**Do this**
Please return nothing but the lines between the line holding "Recreate this image" and the line holding "1-325/387, (528-70)/536, (325-12)/387])", both ends included, without the pictures.

## BEGIN Input data

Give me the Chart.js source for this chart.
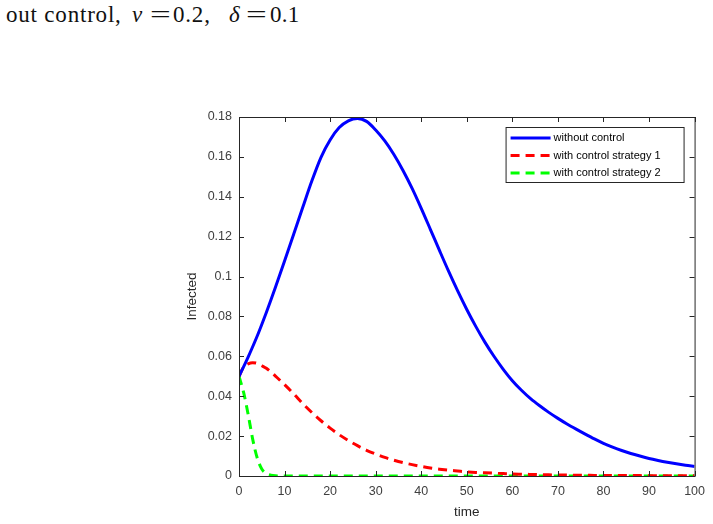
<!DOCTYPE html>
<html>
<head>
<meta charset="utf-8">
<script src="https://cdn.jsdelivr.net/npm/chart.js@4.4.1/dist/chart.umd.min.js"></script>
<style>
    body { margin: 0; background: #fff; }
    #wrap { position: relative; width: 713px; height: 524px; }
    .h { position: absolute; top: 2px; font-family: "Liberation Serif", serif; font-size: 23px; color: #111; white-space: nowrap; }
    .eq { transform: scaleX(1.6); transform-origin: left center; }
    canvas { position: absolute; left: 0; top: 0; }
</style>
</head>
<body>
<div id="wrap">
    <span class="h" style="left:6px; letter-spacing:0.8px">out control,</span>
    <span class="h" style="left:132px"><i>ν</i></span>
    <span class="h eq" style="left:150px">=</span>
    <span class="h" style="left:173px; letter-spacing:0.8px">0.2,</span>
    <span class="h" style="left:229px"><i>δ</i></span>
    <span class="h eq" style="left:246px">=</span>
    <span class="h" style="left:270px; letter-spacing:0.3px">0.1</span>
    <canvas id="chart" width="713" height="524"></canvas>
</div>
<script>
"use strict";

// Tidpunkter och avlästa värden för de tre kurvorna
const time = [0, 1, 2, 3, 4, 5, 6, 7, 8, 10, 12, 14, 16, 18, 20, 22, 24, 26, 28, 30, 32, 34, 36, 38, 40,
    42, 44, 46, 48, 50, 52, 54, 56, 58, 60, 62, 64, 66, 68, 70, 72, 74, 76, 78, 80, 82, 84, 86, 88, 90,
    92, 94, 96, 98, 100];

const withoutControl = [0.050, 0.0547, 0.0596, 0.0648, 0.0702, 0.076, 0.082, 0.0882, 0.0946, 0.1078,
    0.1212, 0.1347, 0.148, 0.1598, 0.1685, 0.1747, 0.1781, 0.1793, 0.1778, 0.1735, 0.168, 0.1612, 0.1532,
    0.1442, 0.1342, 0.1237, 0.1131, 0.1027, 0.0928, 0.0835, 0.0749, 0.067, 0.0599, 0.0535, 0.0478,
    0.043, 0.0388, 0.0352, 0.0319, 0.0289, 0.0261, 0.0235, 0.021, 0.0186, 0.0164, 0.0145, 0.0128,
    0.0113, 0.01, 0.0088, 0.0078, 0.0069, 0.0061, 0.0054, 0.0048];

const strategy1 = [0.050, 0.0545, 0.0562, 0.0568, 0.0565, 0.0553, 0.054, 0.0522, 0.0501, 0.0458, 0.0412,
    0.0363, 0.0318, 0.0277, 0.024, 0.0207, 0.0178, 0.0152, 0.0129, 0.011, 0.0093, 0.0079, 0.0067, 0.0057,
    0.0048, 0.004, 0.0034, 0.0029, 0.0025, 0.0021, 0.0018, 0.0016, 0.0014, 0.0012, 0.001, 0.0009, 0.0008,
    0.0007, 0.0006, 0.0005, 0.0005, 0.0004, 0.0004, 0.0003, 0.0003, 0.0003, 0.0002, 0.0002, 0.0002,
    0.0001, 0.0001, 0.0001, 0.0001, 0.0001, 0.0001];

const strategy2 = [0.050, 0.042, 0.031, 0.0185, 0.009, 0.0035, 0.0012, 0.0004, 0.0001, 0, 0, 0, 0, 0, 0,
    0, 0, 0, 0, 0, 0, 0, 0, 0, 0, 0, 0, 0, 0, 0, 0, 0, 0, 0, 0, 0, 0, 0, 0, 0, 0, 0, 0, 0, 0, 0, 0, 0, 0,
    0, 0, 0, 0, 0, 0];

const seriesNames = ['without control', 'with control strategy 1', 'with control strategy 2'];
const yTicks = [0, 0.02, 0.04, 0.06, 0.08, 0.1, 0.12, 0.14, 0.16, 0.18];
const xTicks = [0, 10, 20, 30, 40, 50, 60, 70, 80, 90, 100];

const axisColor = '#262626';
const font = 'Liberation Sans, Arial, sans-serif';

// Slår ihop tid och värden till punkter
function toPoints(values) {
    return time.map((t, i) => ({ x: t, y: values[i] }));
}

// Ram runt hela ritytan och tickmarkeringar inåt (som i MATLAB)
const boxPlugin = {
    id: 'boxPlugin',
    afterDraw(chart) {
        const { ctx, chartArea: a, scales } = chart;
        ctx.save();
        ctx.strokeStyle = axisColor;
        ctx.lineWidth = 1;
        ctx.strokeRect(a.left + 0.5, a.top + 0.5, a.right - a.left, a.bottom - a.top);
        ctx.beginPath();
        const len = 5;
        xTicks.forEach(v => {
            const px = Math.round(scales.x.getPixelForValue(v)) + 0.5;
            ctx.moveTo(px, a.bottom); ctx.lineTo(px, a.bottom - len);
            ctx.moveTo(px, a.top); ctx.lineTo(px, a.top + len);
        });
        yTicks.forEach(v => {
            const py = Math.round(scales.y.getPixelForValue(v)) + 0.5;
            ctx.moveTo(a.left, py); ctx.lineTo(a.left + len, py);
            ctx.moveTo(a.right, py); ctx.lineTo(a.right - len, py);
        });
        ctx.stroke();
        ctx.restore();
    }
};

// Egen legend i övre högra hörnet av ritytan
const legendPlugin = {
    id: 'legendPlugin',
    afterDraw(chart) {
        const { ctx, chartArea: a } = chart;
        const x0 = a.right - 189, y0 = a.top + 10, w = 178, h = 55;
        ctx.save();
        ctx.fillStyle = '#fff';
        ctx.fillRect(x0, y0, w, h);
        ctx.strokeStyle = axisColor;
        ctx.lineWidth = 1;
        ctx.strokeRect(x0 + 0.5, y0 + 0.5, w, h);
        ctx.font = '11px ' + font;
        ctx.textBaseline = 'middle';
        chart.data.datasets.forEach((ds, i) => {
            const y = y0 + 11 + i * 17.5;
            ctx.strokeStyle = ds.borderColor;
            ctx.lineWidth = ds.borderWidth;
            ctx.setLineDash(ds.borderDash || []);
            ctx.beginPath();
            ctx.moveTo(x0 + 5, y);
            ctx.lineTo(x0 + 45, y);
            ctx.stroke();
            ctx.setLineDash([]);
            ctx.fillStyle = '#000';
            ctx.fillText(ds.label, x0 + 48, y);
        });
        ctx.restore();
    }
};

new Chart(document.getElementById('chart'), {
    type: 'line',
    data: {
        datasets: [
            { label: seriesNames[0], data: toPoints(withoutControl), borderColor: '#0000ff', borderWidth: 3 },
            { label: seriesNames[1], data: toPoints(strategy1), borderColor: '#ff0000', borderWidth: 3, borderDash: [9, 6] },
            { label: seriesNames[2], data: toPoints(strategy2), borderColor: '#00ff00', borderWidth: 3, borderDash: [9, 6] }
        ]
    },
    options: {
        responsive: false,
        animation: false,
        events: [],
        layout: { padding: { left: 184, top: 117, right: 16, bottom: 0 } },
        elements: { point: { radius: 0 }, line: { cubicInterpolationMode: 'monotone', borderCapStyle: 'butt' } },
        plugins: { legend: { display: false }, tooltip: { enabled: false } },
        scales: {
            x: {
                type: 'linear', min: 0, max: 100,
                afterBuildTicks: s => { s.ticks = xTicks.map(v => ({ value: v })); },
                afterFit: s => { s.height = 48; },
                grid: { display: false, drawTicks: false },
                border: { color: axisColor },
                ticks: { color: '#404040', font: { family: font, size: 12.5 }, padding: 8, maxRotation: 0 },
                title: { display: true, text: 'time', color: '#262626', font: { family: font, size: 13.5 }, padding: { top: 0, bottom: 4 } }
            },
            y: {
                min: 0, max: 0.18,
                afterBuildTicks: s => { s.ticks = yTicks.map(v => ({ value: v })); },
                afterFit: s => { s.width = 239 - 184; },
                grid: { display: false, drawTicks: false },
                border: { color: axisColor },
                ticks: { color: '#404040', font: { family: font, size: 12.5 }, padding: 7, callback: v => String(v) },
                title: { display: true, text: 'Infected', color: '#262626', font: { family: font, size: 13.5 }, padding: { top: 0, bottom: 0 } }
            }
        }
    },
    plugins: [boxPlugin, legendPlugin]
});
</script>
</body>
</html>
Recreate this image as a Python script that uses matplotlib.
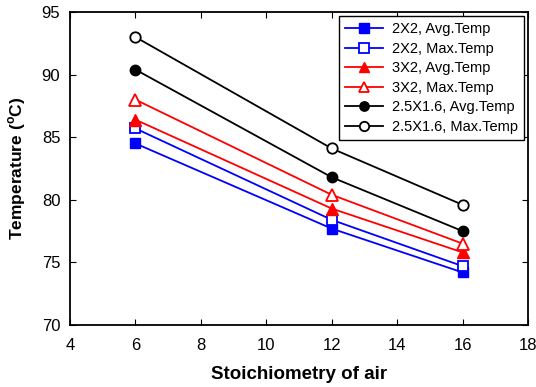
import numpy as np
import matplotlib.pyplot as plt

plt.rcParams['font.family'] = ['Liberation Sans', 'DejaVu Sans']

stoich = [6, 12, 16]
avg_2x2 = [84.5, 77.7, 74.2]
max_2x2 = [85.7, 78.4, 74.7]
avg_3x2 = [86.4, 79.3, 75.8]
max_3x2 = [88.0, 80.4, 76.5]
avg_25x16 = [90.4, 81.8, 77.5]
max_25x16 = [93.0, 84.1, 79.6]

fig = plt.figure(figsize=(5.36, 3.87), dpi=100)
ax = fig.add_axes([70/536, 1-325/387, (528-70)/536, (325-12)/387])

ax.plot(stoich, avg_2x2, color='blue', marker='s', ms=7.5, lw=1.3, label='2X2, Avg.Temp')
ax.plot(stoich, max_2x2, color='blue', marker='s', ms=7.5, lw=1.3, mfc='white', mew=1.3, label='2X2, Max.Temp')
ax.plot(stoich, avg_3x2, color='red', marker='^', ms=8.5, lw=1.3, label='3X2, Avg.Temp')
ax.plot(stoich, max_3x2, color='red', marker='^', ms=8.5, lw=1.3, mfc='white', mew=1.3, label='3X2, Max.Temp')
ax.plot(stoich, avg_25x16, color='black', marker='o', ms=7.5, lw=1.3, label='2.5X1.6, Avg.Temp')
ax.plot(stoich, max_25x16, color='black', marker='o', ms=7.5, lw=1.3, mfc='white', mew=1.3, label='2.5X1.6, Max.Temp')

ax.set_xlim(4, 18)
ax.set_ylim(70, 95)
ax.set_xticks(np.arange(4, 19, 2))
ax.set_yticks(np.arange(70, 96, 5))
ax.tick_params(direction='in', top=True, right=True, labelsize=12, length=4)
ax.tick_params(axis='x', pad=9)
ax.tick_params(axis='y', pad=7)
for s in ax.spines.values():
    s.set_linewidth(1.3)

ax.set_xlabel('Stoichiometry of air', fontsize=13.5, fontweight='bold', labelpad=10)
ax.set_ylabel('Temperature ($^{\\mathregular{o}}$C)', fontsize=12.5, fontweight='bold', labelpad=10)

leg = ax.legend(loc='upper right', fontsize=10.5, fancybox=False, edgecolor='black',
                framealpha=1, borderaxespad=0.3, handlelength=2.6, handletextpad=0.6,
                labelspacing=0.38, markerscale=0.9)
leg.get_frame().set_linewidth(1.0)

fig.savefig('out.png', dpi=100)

## END Input data

**Full response**
Recreate this image as a Python script that uses matplotlib.
import numpy as np
import matplotlib.pyplot as plt

plt.rcParams['font.family'] = ['Liberation Sans', 'DejaVu Sans']

stoich = [6, 12, 16]
avg_2x2 = [84.5, 77.7, 74.2]
max_2x2 = [85.7, 78.4, 74.7]
avg_3x2 = [86.4, 79.3, 75.8]
max_3x2 = [88.0, 80.4, 76.5]
avg_25x16 = [90.4, 81.8, 77.5]
max_25x16 = [93.0, 84.1, 79.6]

fig = plt.figure(figsize=(5.36, 3.87), dpi=100)
ax = fig.add_axes([70/536, 1-325/387, (528-70)/536, (325-12)/387])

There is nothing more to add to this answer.